Emit the data below verbatim, stripping out any pictures.

⁂

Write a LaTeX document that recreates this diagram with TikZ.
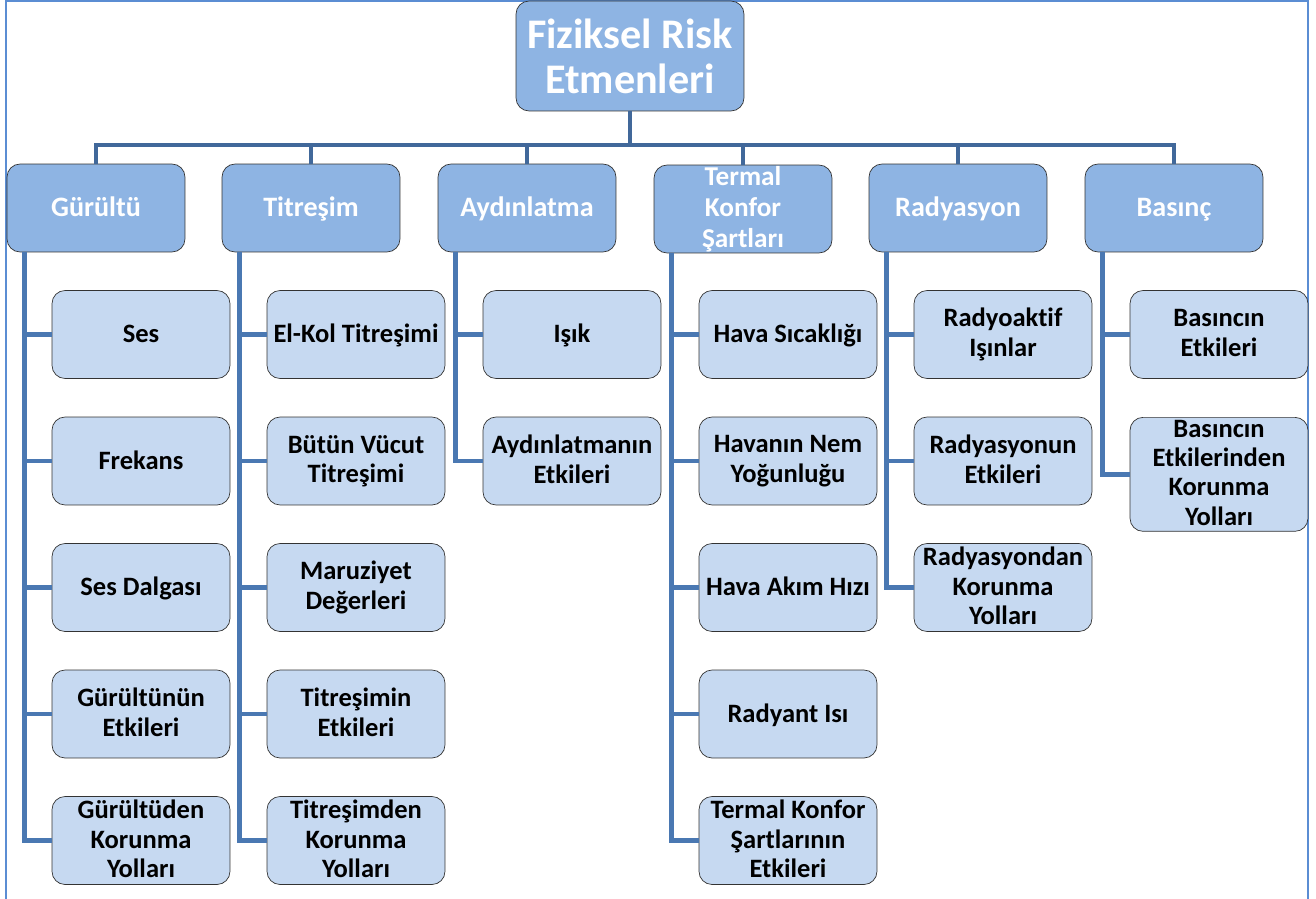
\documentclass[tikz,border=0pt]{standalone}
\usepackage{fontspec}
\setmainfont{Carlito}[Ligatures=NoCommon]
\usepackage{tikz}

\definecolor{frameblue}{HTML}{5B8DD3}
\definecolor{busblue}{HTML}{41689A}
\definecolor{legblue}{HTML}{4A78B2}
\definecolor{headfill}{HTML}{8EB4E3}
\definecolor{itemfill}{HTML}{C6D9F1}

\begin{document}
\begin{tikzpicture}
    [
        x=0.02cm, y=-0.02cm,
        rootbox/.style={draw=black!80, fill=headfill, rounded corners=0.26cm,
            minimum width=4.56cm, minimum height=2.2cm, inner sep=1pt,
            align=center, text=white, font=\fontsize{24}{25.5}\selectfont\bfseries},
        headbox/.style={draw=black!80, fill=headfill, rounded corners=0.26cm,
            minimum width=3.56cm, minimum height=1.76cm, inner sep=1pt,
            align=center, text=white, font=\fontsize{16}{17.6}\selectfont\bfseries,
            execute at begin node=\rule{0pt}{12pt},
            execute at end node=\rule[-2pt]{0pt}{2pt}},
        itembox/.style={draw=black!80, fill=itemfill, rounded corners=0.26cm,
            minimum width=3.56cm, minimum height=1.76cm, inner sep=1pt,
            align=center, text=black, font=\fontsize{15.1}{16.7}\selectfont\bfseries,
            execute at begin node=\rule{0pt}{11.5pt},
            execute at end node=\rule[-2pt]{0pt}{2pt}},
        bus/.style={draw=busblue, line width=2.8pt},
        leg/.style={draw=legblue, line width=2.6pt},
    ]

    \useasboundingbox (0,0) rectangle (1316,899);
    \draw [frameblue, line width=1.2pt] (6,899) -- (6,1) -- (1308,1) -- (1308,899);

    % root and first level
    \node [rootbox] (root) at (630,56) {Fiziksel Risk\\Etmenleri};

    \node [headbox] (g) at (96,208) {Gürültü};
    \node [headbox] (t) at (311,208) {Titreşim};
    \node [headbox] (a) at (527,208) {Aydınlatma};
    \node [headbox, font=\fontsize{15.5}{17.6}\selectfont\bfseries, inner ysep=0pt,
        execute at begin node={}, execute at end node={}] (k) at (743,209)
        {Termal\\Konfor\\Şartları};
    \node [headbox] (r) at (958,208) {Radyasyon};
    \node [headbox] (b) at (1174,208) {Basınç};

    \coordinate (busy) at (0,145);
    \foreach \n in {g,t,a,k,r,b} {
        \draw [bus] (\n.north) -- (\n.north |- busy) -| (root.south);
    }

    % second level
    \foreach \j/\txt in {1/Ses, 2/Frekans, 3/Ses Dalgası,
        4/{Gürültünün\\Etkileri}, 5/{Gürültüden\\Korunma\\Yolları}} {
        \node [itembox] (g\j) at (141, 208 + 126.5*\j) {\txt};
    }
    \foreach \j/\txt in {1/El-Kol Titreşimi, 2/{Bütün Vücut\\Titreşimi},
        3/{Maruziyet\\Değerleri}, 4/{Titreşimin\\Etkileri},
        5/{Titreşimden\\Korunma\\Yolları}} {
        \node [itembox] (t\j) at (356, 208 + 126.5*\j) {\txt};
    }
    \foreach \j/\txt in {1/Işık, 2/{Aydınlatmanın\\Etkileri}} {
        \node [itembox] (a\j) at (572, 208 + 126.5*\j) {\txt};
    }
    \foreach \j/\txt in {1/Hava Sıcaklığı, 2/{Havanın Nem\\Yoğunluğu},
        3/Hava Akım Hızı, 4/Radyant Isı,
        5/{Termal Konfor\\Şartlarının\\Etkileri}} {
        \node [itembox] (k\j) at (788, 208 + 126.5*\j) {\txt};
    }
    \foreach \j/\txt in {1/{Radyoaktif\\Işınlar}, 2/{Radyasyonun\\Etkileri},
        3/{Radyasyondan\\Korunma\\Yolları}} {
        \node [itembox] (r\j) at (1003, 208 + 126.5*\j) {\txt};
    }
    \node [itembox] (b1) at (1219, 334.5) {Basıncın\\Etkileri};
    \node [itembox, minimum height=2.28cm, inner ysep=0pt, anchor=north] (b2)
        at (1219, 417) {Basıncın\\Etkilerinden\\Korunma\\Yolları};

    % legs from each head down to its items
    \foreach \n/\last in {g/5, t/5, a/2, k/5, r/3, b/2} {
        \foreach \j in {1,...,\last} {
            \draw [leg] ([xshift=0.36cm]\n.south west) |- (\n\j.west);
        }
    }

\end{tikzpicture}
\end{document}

⁂

▸ Expected answer
Write a LaTeX document that recreates this diagram with TikZ.
\documentclass[tikz,border=0pt]{standalone}
\usepackage{fontspec}
\setmainfont{Carlito}[Ligatures=NoCommon]
\usepackage{tikz}

\definecolor{frameblue}{HTML}{5B8DD3}
\definecolor{busblue}{HTML}{41689A}
\definecolor{legblue}{HTML}{4A78B2}
\definecolor{headfill}{HTML}{8EB4E3}
\definecolor{itemfill}{HTML}{C6D9F1}

\begin{document}
\begin{tikzpicture}
    [
        x=0.02cm, y=-0.02cm,
        rootbox/.style={draw=black!80, fill=headfill, rounded corners=0.26cm,
            minimum width=4.56cm, minimum height=2.2cm, inner sep=1pt,
            align=center, text=white, font=\fontsize{24}{25.5}\selectfont\bfseries},
        headbox/.style={draw=black!80, fill=headfill, rounded corners=0.26cm,
            minimum width=3.56cm, minimum height=1.76cm, inner sep=1pt,
            align=center, text=white, font=\fontsize{16}{17.6}\selectfont\bfseries,
            execute at begin node=\rule{0pt}{12pt},
            execute at end node=\rule[-2pt]{0pt}{2pt}},
        itembox/.style={draw=black!80, fill=itemfill, rounded corners=0.26cm,
            minimum width=3.56cm, minimum height=1.76cm, inner sep=1pt,
            align=center, text=black, font=\fontsize{15.1}{16.7}\selectfont\bfseries,
            execute at begin node=\rule{0pt}{11.5pt},
            execute at end node=\rule[-2pt]{0pt}{2pt}},
        bus/.style={draw=busblue, line width=2.8pt},
        leg/.style={draw=legblue, line width=2.6pt},
    ]

    \useasboundingbox (0,0) rectangle (1316,899);
    \draw [frameblue, line width=1.2pt] (6,899) -- (6,1) -- (1308,1) -- (1308,899);

    % root and first level
    \node [rootbox] (root) at (630,56) {Fiziksel Risk\\Etmenleri};

    \node [headbox] (g) at (96,208) {Gürültü};
    \node [headbox] (t) at (311,208) {Titreşim};
    \node [headbox] (a) at (527,208) {Aydınlatma};
    \node [headbox, font=\fontsize{15.5}{17.6}\selectfont\bfseries, inner ysep=0pt,
        execute at begin node={}, execute at end node={}] (k) at (743,209)
        {Termal\\Konfor\\Şartları};
    \node [headbox] (r) at (958,208) {Radyasyon};
    \node [headbox] (b) at (1174,208) {Basınç};

    \coordinate (busy) at (0,145);
    \foreach \n in {g,t,a,k,r,b} {
        \draw [bus] (\n.north) -- (\n.north |- busy) -| (root.south);
    }

    % second level
    \foreach \j/\txt in {1/Ses, 2/Frekans, 3/Ses Dalgası,
        4/{Gürültünün\\Etkileri}, 5/{Gürültüden\\Korunma\\Yolları}} {
        \node [itembox] (g\j) at (141, 208 + 126.5*\j) {\txt};
    }
    \foreach \j/\txt in {1/El-Kol Titreşimi, 2/{Bütün Vücut\\Titreşimi},
        3/{Maruziyet\\Değerleri}, 4/{Titreşimin\\Etkileri},
        5/{Titreşimden\\Korunma\\Yolları}} {
        \node [itembox] (t\j) at (356, 208 + 126.5*\j) {\txt};
    }
    \foreach \j/\txt in {1/Işık, 2/{Aydınlatmanın\\Etkileri}} {
        \node [itembox] (a\j) at (572, 208 + 126.5*\j) {\txt};
    }
    \foreach \j/\txt in {1/Hava Sıcaklığı, 2/{Havanın Nem\\Yoğunluğu},
        3/Hava Akım Hızı, 4/Radyant Isı,
        5/{Termal Konfor\\Şartlarının\\Etkileri}} {
        \node [itembox] (k\j) at (788, 208 + 126.5*\j) {\txt};
    }
    \foreach \j/\txt in {1/{Radyoaktif\\Işınlar}, 2/{Radyasyonun\\Etkileri},
        3/{Radyasyondan\\Korunma\\Yolları}} {
        \node [itembox] (r\j) at (1003, 208 + 126.5*\j) {\txt};
    }
    \node [itembox] (b1) at (1219, 334.5) {Basıncın\\Etkileri};
    \node [itembox, minimum height=2.28cm, inner ysep=0pt, anchor=north] (b2)
        at (1219, 417) {Basıncın\\Etkilerinden\\Korunma\\Yolları};

    % legs from each head down to its items
    \foreach \n/\last in {g/5, t/5, a/2, k/5, r/3, b/2} {
        \foreach \j in {1,...,\last} {
            \draw [leg] ([xshift=0.36cm]\n.south west) |- (\n\j.west);
        }
    }

\end{tikzpicture}
\end{document}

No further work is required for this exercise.